(Figure scripts)

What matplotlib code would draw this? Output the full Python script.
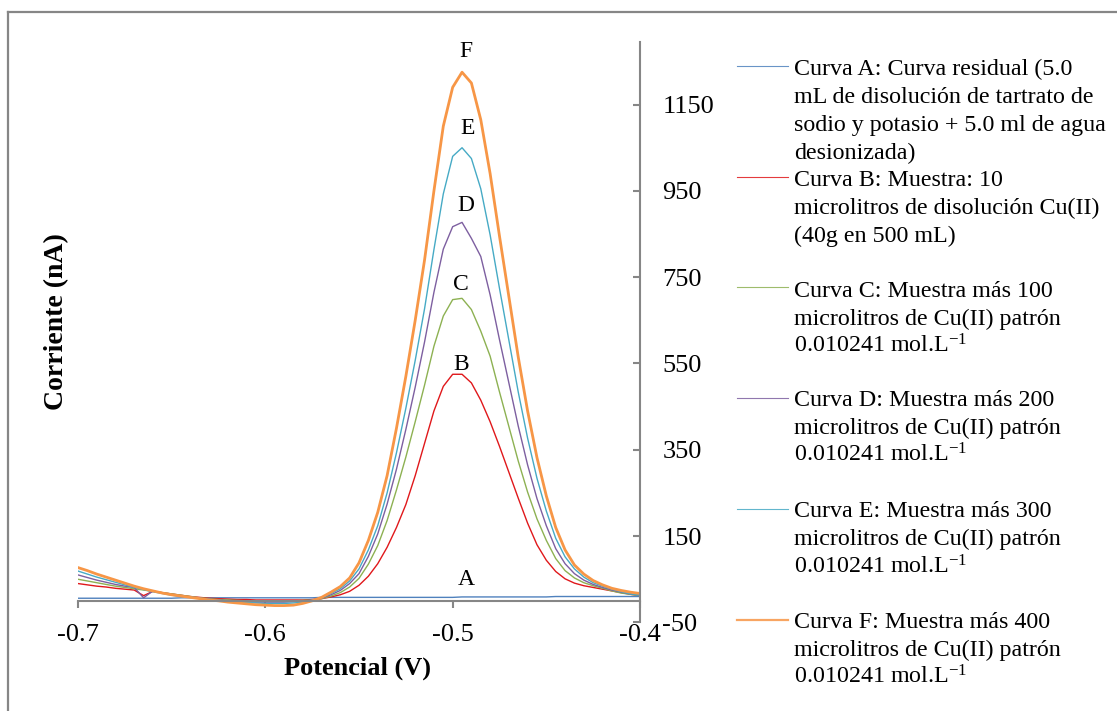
import matplotlib
matplotlib.use('Agg')
import matplotlib.pyplot as plt
from matplotlib.lines import Line2D

plt.rcParams['font.family'] = ['Liberation Serif', 'DejaVu Serif']
plt.rcParams['mathtext.fontset'] = 'custom'
plt.rcParams['mathtext.rm'] = 'Liberation Serif'
plt.rcParams['mathtext.it'] = 'Liberation Serif:italic'
plt.rcParams['mathtext.bf'] = 'Liberation Serif:bold'
plt.rcParams['axes.unicode_minus'] = False

# ---------------- data ----------------
potencial = [-0.700, -0.695, -0.690, -0.685, -0.680, -0.675, -0.670, -0.665, -0.660, -0.655,
             -0.650, -0.645, -0.640, -0.635, -0.630, -0.625, -0.620, -0.615, -0.610, -0.605,
             -0.600, -0.595, -0.590, -0.585, -0.580, -0.575, -0.570, -0.565, -0.560, -0.555,
             -0.550, -0.545, -0.540, -0.535, -0.530, -0.525, -0.520, -0.515, -0.510, -0.505,
             -0.500, -0.495, -0.490, -0.485, -0.480, -0.475, -0.470, -0.465, -0.460, -0.455,
             -0.450, -0.445, -0.440, -0.435, -0.430, -0.425, -0.420, -0.415, -0.410, -0.405,
             -0.400]

curva_a = [6, 6, 6, 6, 6, 6, 6, 6, 6, 6, 6,
           7, 7, 7, 7, 7, 7, 7, 7, 7, 7, 7, 7, 7, 7, 7,
           8, 8, 8, 8, 8, 8, 8, 8, 8, 8, 8, 8, 8, 8, 8,
           9, 9, 9, 9, 9, 9, 9, 9, 9, 9,
           10, 10, 10, 10, 10, 10, 10, 10, 10, 10]

curva_b = [40, 37, 34, 32, 29, 27, 25, 12, 22, 19, 16, 13,
           10, 8, 6, 5, 4, 3, 3, 2, 2, 2, 2, 2, 2, 3,
           5, 9, 14, 22, 36, 57, 86, 124, 170, 223, 290, 365, 440, 497, 525, 525,
           505, 465, 415, 358, 298, 238, 180, 130, 94, 68, 51, 41, 35, 31, 27, 23, 19, 15, 12]

curva_c = [50, 46, 42, 38, 34, 31, 28, 25, 22, 19, 16, 13,
           10, 7, 5, 3, 2, 1, 0, 0, -1, -1, -1, 0, 1, 2,
           5, 11, 19, 32, 52, 85, 128, 186, 257, 333, 415, 500, 590, 660, 698, 701,
           675, 625, 567, 484, 404, 324, 252, 190, 140, 98, 70, 53, 42, 35, 29, 23, 18, 15, 12]

curva_d = [60, 54, 48, 43, 38, 34, 31, 7, 23, 18, 14, 11,
           9, 6, 4, 2, 0, -1, -2, -3, -3, -3, -3, -2, -1, 2,
           6, 14, 24, 40, 63, 103, 155, 224, 305, 397, 495, 600, 715, 815, 867, 877,
           840, 798, 709, 605, 505, 405, 315, 237, 174, 121, 86, 63, 48, 38, 31, 25, 20, 16, 13]

curva_e = [69, 62, 55, 49, 43, 37, 31, 26, 21, 17, 13, 10,
           9, 6, 3, 1, -1, -3, -4, -5, -6, -6, -6, -5, -3, 1,
           7, 17, 28, 46, 74, 118, 174, 250, 343, 446, 557, 677, 814, 943, 1030, 1050,
           1025, 955, 848, 724, 604, 484, 377, 284, 208, 145, 102, 74, 55, 42, 34, 27, 21, 16, 13]

curva_f = [77, 70, 62, 55, 48, 41, 34, 28, 23, 18, 14, 11,
           8, 5, 2, 0, -3, -5, -7, -9, -10, -11, -11, -10, -6, 0,
           8, 20, 33, 53, 88, 140, 205, 290, 400, 520, 650, 790, 950, 1100, 1190, 1225,
           1200, 1115, 990, 845, 705, 565, 440, 332, 243, 170, 118, 83, 62, 47, 37, 29, 24, 20, 17]

series = [curva_a, curva_b, curva_c, curva_d, curva_e, curva_f]
letras = ['A', 'B', 'C', 'D', 'E', 'F']

leyenda = [
    ["Curva A: Curva residual (5.0", "mL de disolución de tartrato de",
     "sodio y potasio + 5.0 ml de agua", "desionizada)"],
    ["Curva B: Muestra: 10", "microlitros de disolución Cu(II)", "(40g en 500 mL)"],
    ["Curva C: Muestra más 100", "microlitros de Cu(II) patrón", "0.010241 mol.L$^{-1}$"],
    ["Curva D: Muestra más 200", "microlitros de Cu(II) patrón", "0.010241 mol.L$^{-1}$"],
    ["Curva E: Muestra más 300", "microlitros de Cu(II) patrón", "0.010241 mol.L$^{-1}$"],
    ["Curva F: Muestra más 400", "microlitros de Cu(II) patrón", "0.010241 mol.L$^{-1}$"],
]

xticks = [-0.7, -0.6, -0.5, -0.4]
xticklabels = ['-0.7', '-0.6', '-0.5', '-0.4']
yticks = [-50, 150, 350, 550, 750, 950, 1150]
yticklabels = ['-50', '150', '350', '550', '750', '950', '1150']

# ---------------- styles / layout ----------------
colors = ['#4F81BD', '#E0181B', '#8DB152', '#7D5FA0', '#46AAC5', '#F79646']
lws = [1.0, 1.0, 1.0, 1.0, 1.0, 2.0]
gray = '#868686'

W, H = 1117, 711
fig = plt.figure(figsize=(W / 100, H / 100), dpi=100)

def fx(px):
    return px / W

def fy(py):
    return 1 - py / H

ax = fig.add_axes([fx(78), 1 - 622.4 / H, (640 - 78) / W, (622.4 - 42) / H])
for s, c, lw in zip(series, colors, lws):
    ax.plot(potencial, s, color=c, lw=lw)

ax.set_xlim(-0.7, -0.4)
ax.set_ylim(-50, 1295)
ax.spines['top'].set_visible(False)
ax.spines['left'].set_visible(False)
ax.spines['right'].set_color(gray)
ax.spines['right'].set_linewidth(1.5)
ax.spines['bottom'].set_position(('data', 0))
ax.spines['bottom'].set_color(gray)
ax.spines['bottom'].set_linewidth(1.5)

ax.set_xticks(xticks)
ax.set_xticklabels(xticklabels)
ax.yaxis.tick_right()
ax.set_yticks(yticks)
ax.set_yticklabels(yticklabels)
ax.tick_params(axis='x', direction='out', length=5, width=1.5, color=gray,
               pad=12, labelsize=19)
ax.tick_params(axis='y', direction='in', length=5, width=1.5, color=gray,
               pad=16, labelsize=19)

# curve letters
letra_pos = [(-0.4925, 37), (-0.4955, 536), (-0.4956, 720),
             (-0.4929, 904), (-0.4923, 1082), (-0.4927, 1261)]
for l, (xx, yy) in zip(letras, letra_pos):
    ax.text(xx, yy, l, ha='center', va='baseline', fontsize=17, clip_on=False)

# axis titles
fig.text(fx(357), fy(668), 'Potencial (V)', ha='center', va='center',
         fontsize=19, fontweight='bold')
fig.text(fx(57), fy(322), 'Corriente (nA)', ha='center', va='center',
         rotation=90, fontsize=20, fontweight='bold')

# legend (drawn manually)
sample_y = [65.7, 176.7, 287, 398.3, 509.3, 620]
first_base = [75, 186, 296.7, 406, 517, 627.7]
for i, lines in enumerate(leyenda):
    fig.add_artist(Line2D([fx(736.7), fx(788.3)], [fy(sample_y[i])] * 2,
                          color=colors[i], lw=lws[i] * 0.8, alpha=0.85))
    for j, t in enumerate(lines):
        fig.text(fx(794), fy(first_base[i] + 28 * j), t, ha='left',
                 va='baseline', fontsize=17.3)

# outer frame (top and left edges visible)
fig.add_artist(Line2D([fx(8), 1.0], [fy(12)] * 2, color=gray, lw=1.6))
fig.add_artist(Line2D([fx(8), fx(8)], [fy(12), 0.0], color=gray, lw=1.6))

fig.savefig('out.png', dpi=100)
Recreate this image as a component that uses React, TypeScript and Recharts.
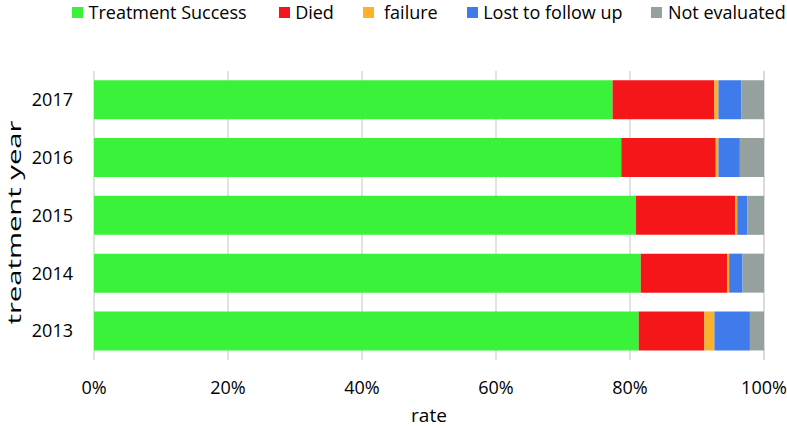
import React from 'react';
import { BarChart, Bar, XAxis, YAxis, CartesianGrid, Legend } from 'recharts';

const years = ['2017', '2016', '2015', '2014', '2013'];
const treatmentSuccess = [77.4, 78.7, 80.9, 81.6, 81.3];
const died = [15.2, 14.1, 14.8, 12.9, 9.8];
const failure = [0.6, 0.4, 0.3, 0.3, 1.5];
const lostToFollowUp = [3.4, 3.2, 1.5, 2.0, 5.3];
const notEvaluated = [3.4, 3.6, 2.5, 3.2, 2.1];
const xTicks = [0, 20, 40, 60, 80, 100];

const seriesKeys = ['success', 'died', 'failure', 'lost', 'notEval'];
const seriesNames = ['Treatment Success', 'Died', ' failure', 'Lost to follow up', 'Not evaluated'];
const seriesColors = ['#3af23a', '#f5161a', '#fbb12a', '#3f7beb', '#95a19f'];

const data = years.map((y, i) => ({
  year: y,
  success: treatmentSuccess[i],
  died: died[i],
  failure: failure[i],
  lost: lostToFollowUp[i],
  notEval: notEvaluated[i],
}));

const FONT = "'Open Sans', sans-serif";

const LegendContent = () => (
  <div
    style={{
      height: 71,
      paddingLeft: 72,
      boxSizing: 'border-box',
      fontFamily: FONT,
      fontSize: 18,
      color: '#000',
    }}
  >
    <div style={{ display: 'flex', alignItems: 'center', height: 25 }}>
      {seriesNames.map((n, i) => (
        <div key={n} style={{ display: 'flex', alignItems: 'center', marginRight: i === 0 ? 32 : 29 }}>
          <span style={{ display: 'inline-block', width: 11, height: 11, background: seriesColors[i], marginRight: 5.5 }} />
          <span style={{ whiteSpace: 'pre', lineHeight: '25px' }}>{n}</span>
        </div>
      ))}
    </div>
  </div>
);

const YLabel = (props: any) => {
  const vb = props.viewBox || { x: 0, y: 71, width: 94, height: 289 };
  const x = vb.x + 20.5;
  const y = vb.y + vb.height / 2 + 7;
  return (
    <text
      x={x}
      y={y}
      transform={`rotate(-90 ${x} ${y})`}
      textAnchor="middle"
      fontFamily={FONT}
      fontSize={19}
      fill="#000"
      textLength={204}
      lengthAdjust="spacingAndGlyphs"
    >
      treatment year
    </text>
  );
};

const XLabel = (props: any) => {
  const vb = props.viewBox || { x: 94, y: 360, width: 670, height: 68 };
  return (
    <text
      x={vb.x + vb.width / 2}
      y={vb.y + vb.height - 6}
      textAnchor="middle"
      fontFamily={FONT}
      fontSize={19}
      fill="#000"
    >
      rate
    </text>
  );
};

export default function App() {
  return (
    <div style={{ position: 'absolute', left: 0, top: 0, width: 787, height: 428, background: '#fff' }}>
      <BarChart
        width={787}
        height={428}
        data={data}
        layout="vertical"
        margin={{ top: 0, right: 23, bottom: 0, left: 0 }}
        barCategoryGap="16%"
      >
        <CartesianGrid horizontal={false} stroke="#d9d9d9" strokeWidth={1.5} />
        <Legend
          verticalAlign="top"
          align="left"
          content={<LegendContent />}
          wrapperStyle={{ left: 0, top: 0, width: 787, height: 71 }}
        />
        <XAxis
          type="number"
          domain={[0, 100]}
          ticks={xTicks}
          tickFormatter={(v: number) => `${v}%`}
          axisLine={false}
          tickLine={false}
          tickSize={0}
          tickMargin={21}
          height={68}
          interval={0}
          tick={{ fontFamily: FONT, fontSize: 18, fill: '#000' }}
          label={{ content: <XLabel /> }}
        />
        <YAxis
          type="category"
          dataKey="year"
          axisLine={false}
          tickLine={false}
          tickSize={0}
          tickMargin={21}
          width={94}
          tick={{ fontFamily: FONT, fontSize: 18, fill: '#000' }}
          label={{ content: <YLabel /> }}
        />
        {seriesKeys.map((k, i) => (
          <Bar
            key={k}
            dataKey={k}
            name={seriesNames[i]}
            stackId="a"
            fill={seriesColors[i]}
            isAnimationActive={false}
          />
        ))}
      </BarChart>
    </div>
  );
}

■ OBJECTIVE: Both the line with "Recreate this image" and the line with "['#3af23a', '#f5161a', '#fbb12a', '#3f7beb', '#95a19f'];" belong in the copy, along with every line between them; set them down exactly and skip the pictures.

■ WRITTEN RESPONSE:
Recreate this image as a component that uses React, TypeScript and Recharts.
import React from 'react';
import { BarChart, Bar, XAxis, YAxis, CartesianGrid, Legend } from 'recharts';

const years = ['2017', '2016', '2015', '2014', '2013'];
const treatmentSuccess = [77.4, 78.7, 80.9, 81.6, 81.3];
const died = [15.2, 14.1, 14.8, 12.9, 9.8];
const failure = [0.6, 0.4, 0.3, 0.3, 1.5];
const lostToFollowUp = [3.4, 3.2, 1.5, 2.0, 5.3];
const notEvaluated = [3.4, 3.6, 2.5, 3.2, 2.1];
const xTicks = [0, 20, 40, 60, 80, 100];

const seriesKeys = ['success', 'died', 'failure', 'lost', 'notEval'];
const seriesNames = ['Treatment Success', 'Died', ' failure', 'Lost to follow up', 'Not evaluated'];
const seriesColors = ['#3af23a', '#f5161a', '#fbb12a', '#3f7beb', '#95a19f'];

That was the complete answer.